-- Material provided --
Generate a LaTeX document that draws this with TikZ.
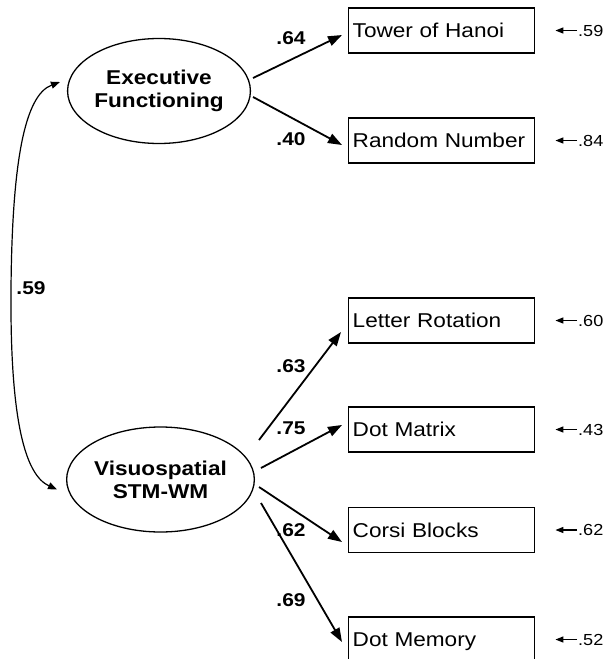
\documentclass[tikz,border=0pt]{standalone}
\usepackage{fontspec}
\setmainfont{Liberation Sans}[FakeStretch=1.13]
\usetikzlibrary{arrows.meta,shapes.geometric}
\begin{document}
\begin{tikzpicture}[x=1pt,y=-1pt,
 latent/.style={ellipse,draw,line width=1.3pt,minimum width=178pt,minimum height=105pt,inner sep=0pt,align=center,font=\fontsize{20}{23}\selectfont\bfseries},
 obs/.style={draw,line width=1.4pt,minimum height=45pt,text width=178pt,inner xsep=4pt,text height=14pt,text depth=0pt,align=left,anchor=west,font=\fontsize{20}{22}\selectfont},
 coef/.style={font=\fontsize{18.5}{20}\selectfont\bfseries,inner sep=0pt},
 errlab/.style={font=\fontsize{16}{18}\selectfont,anchor=west,inner sep=0pt},
 loadarr/.style={-{Triangle[length=14pt,width=10pt]},line width=1.8pt},
 errarr/.style={-{Triangle[length=8pt,width=6pt]},line width=1.2pt,shorten <=1pt},
 covarr/.style={{Triangle[length=9pt,width=7pt]}-{Triangle[length=9pt,width=7pt]},line width=1.2pt}]
\useasboundingbox (0,0) rectangle (612,659);
\clip (0,0) rectangle (612,659);
% latent variables
\node[latent] (ef) at (159,91) {Executive\\Functioning};
\node[latent] (vs) at (160.5,479.5) {Visuospatial\\STM-WM};
% observed variables
\node[obs] (t1) at (348,30.5) {Tower of Hanoi};
\node[obs] (t2) at (348,140.5) {Random Number};
\node[obs] (t3) at (348,320.5) {Letter Rotation};
\node[obs] (t4) at (348,429.5) {Dot Matrix};
\node[obs] (t5) at (348,530) {Corsi Blocks};
\node[obs] (t6) at (348,639.5) {Dot Memory};
% error terms
\node[errlab] (e1) at (578,30.5) {.59};
\node[errlab] (e2) at (578,140.5) {.84};
\node[errlab] (e3) at (578,320.5) {.60};
\node[errlab] (e4) at (578,429.5) {.43};
\node[errlab] (e5) at (578,530) {.62};
\node[errlab] (e6) at (578,639.5) {.52};
\foreach \i in {1,...,6}{
  \draw[errarr] (e\i.west) -- ([xshift=20pt]t\i.east);
}
% loadings
\draw[loadarr] ([shift={(2,-13)}]ef.east) -- ([shift={(-6,4.5)}]t1.west);
\draw[loadarr] ([shift={(2,6)}]ef.east) -- ([shift={(-6,4.5)}]t2.west);
\draw[loadarr] ([shift={(4,-39.5)}]vs.east) -- ([shift={(-7,11.5)}]t3.west);
\draw[loadarr] ([shift={(6,-11.5)}]vs.east) -- ([shift={(-6,-4.5)}]t4.west);
\draw[loadarr] ([shift={(4,7.5)}]vs.east) -- ([shift={(-6,12)}]t5.west);
\draw[loadarr] ([shift={(6,23.5)}]vs.east) -- ([shift={(-6,2.5)}]t6.west);
\node[coef] (c1) at (291,38) {.64};
\node[coef] (c2) at (291,139) {.40};
\node[coef] (c3) at (291,366) {.63};
\node[coef] (c4) at (291,428.5) {.75};
\node[coef] (c5) at (291,530) {.62};
\node[coef] (c6) at (291,600) {.69};
% covariance
\draw[covarr] ([shift={(-7,-9)}]ef.west) .. controls (25,95) and (12,160) .. (11,290) .. controls (10,420) and (25,475) .. ([shift={(-9,10)}]vs.west);
\node[coef] (c0) at (31,288) {.59};
\end{tikzpicture}
\end{document}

-- Given task --
Return each line of the data, keeping its wording exact and omitting pictures.

-- Final result --
Generate a LaTeX document that draws this with TikZ.
\documentclass[tikz,border=0pt]{standalone}
\usepackage{fontspec}
\setmainfont{Liberation Sans}[FakeStretch=1.13]
\usetikzlibrary{arrows.meta,shapes.geometric}
\begin{document}
\begin{tikzpicture}[x=1pt,y=-1pt,
 latent/.style={ellipse,draw,line width=1.3pt,minimum width=178pt,minimum height=105pt,inner sep=0pt,align=center,font=\fontsize{20}{23}\selectfont\bfseries},
 obs/.style={draw,line width=1.4pt,minimum height=45pt,text width=178pt,inner xsep=4pt,text height=14pt,text depth=0pt,align=left,anchor=west,font=\fontsize{20}{22}\selectfont},
 coef/.style={font=\fontsize{18.5}{20}\selectfont\bfseries,inner sep=0pt},
 errlab/.style={font=\fontsize{16}{18}\selectfont,anchor=west,inner sep=0pt},
 loadarr/.style={-{Triangle[length=14pt,width=10pt]},line width=1.8pt},
 errarr/.style={-{Triangle[length=8pt,width=6pt]},line width=1.2pt,shorten <=1pt},
 covarr/.style={{Triangle[length=9pt,width=7pt]}-{Triangle[length=9pt,width=7pt]},line width=1.2pt}]
\useasboundingbox (0,0) rectangle (612,659);
\clip (0,0) rectangle (612,659);
% latent variables
\node[latent] (ef) at (159,91) {Executive\\Functioning};
\node[latent] (vs) at (160.5,479.5) {Visuospatial\\STM-WM};
% observed variables
\node[obs] (t1) at (348,30.5) {Tower of Hanoi};
\node[obs] (t2) at (348,140.5) {Random Number};
\node[obs] (t3) at (348,320.5) {Letter Rotation};
\node[obs] (t4) at (348,429.5) {Dot Matrix};
\node[obs] (t5) at (348,530) {Corsi Blocks};
\node[obs] (t6) at (348,639.5) {Dot Memory};
% error terms
\node[errlab] (e1) at (578,30.5) {.59};
\node[errlab] (e2) at (578,140.5) {.84};
\node[errlab] (e3) at (578,320.5) {.60};
\node[errlab] (e4) at (578,429.5) {.43};
\node[errlab] (e5) at (578,530) {.62};
\node[errlab] (e6) at (578,639.5) {.52};
\foreach \i in {1,...,6}{
  \draw[errarr] (e\i.west) -- ([xshift=20pt]t\i.east);
}
% loadings
\draw[loadarr] ([shift={(2,-13)}]ef.east) -- ([shift={(-6,4.5)}]t1.west);
\draw[loadarr] ([shift={(2,6)}]ef.east) -- ([shift={(-6,4.5)}]t2.west);
\draw[loadarr] ([shift={(4,-39.5)}]vs.east) -- ([shift={(-7,11.5)}]t3.west);
\draw[loadarr] ([shift={(6,-11.5)}]vs.east) -- ([shift={(-6,-4.5)}]t4.west);
\draw[loadarr] ([shift={(4,7.5)}]vs.east) -- ([shift={(-6,12)}]t5.west);
\draw[loadarr] ([shift={(6,23.5)}]vs.east) -- ([shift={(-6,2.5)}]t6.west);
\node[coef] (c1) at (291,38) {.64};
\node[coef] (c2) at (291,139) {.40};
\node[coef] (c3) at (291,366) {.63};
\node[coef] (c4) at (291,428.5) {.75};
\node[coef] (c5) at (291,530) {.62};
\node[coef] (c6) at (291,600) {.69};
% covariance
\draw[covarr] ([shift={(-7,-9)}]ef.west) .. controls (25,95) and (12,160) .. (11,290) .. controls (10,420) and (25,475) .. ([shift={(-9,10)}]vs.west);
\node[coef] (c0) at (31,288) {.59};
\end{tikzpicture}
\end{document}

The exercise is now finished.